CDC: Diabetes on the rise
Nearly 26 million Americans have diabetes -- 7 million of whom don't even know it -- according to new data out today from the Centers for Disease Control and Prevention.
The new figures mark an increase from 2008, when the agency found 23.6 million Americans with diabetes, nearly 8 percent of the population. The disease, characterized by high blood sugar, puts people at risk for heart attack, stroke, high blood pressure and kidney failure. It's the seventh leading cause of death in the nation.

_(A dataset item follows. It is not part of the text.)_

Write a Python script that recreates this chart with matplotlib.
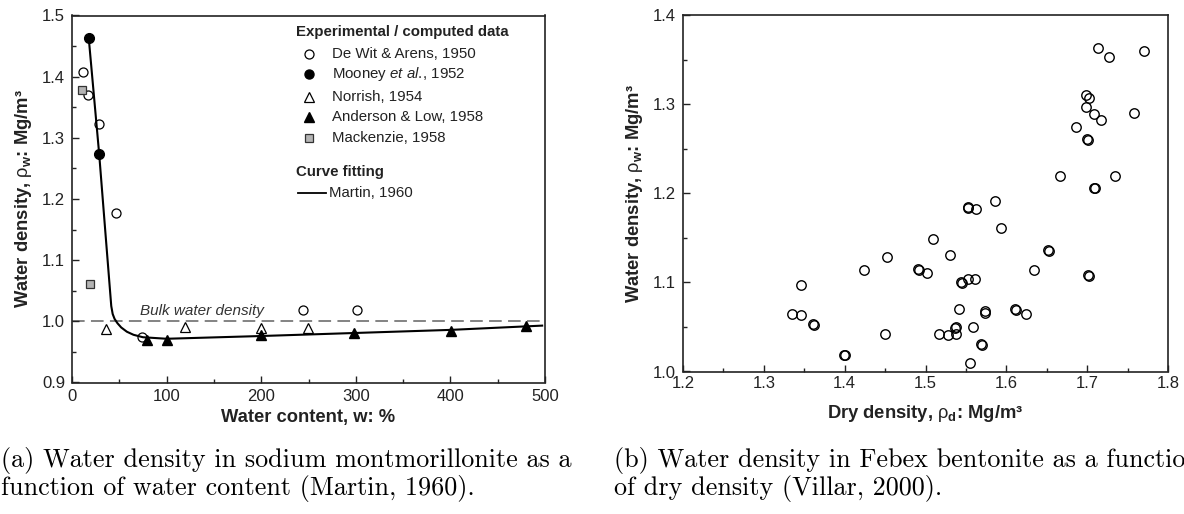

The CDC also found an increase for what can be a precursor to diabetes, known as prediabetes. Some 79 million adults in the U.S. have prediabetes in which blood sugar is elevated, just not to the threshold considered for a diabetes diagnosis, the CDC reports. Prediabetes increases a person's risk for not only diabetes, but also stroke and heart disease.
The findings suggest a real increase in cases as well as more people living longer with the disease. Changes in how testing is recorded could also play a role, the report stated.









Comments
The term borderline diabetes should be obsolete. There is no such condition. That is the equivalent of borderline pregnancy. Either you've got diabetes or you don't. If you have pre diabetes you are as jeopardized as when you have diabetes. Same damage in both conditions. Exercise is the only antidote. Stop eating too much at one sitting. Divide your calories in small frequent meals and don't overwhelm your pancreas. This is a disease as deadly as cancer if not more--it should be renamed metabolic cancer. The incidence of cancer is very high in diabetics as it is in the obese. Both conditions cause an increase in inflammatory substances and in diabetes there is an increase in growth factors of all sorts. The growth factors are what lead to proliferative retinopathy in the eyes and to cancers--particularly pancreatic cancer.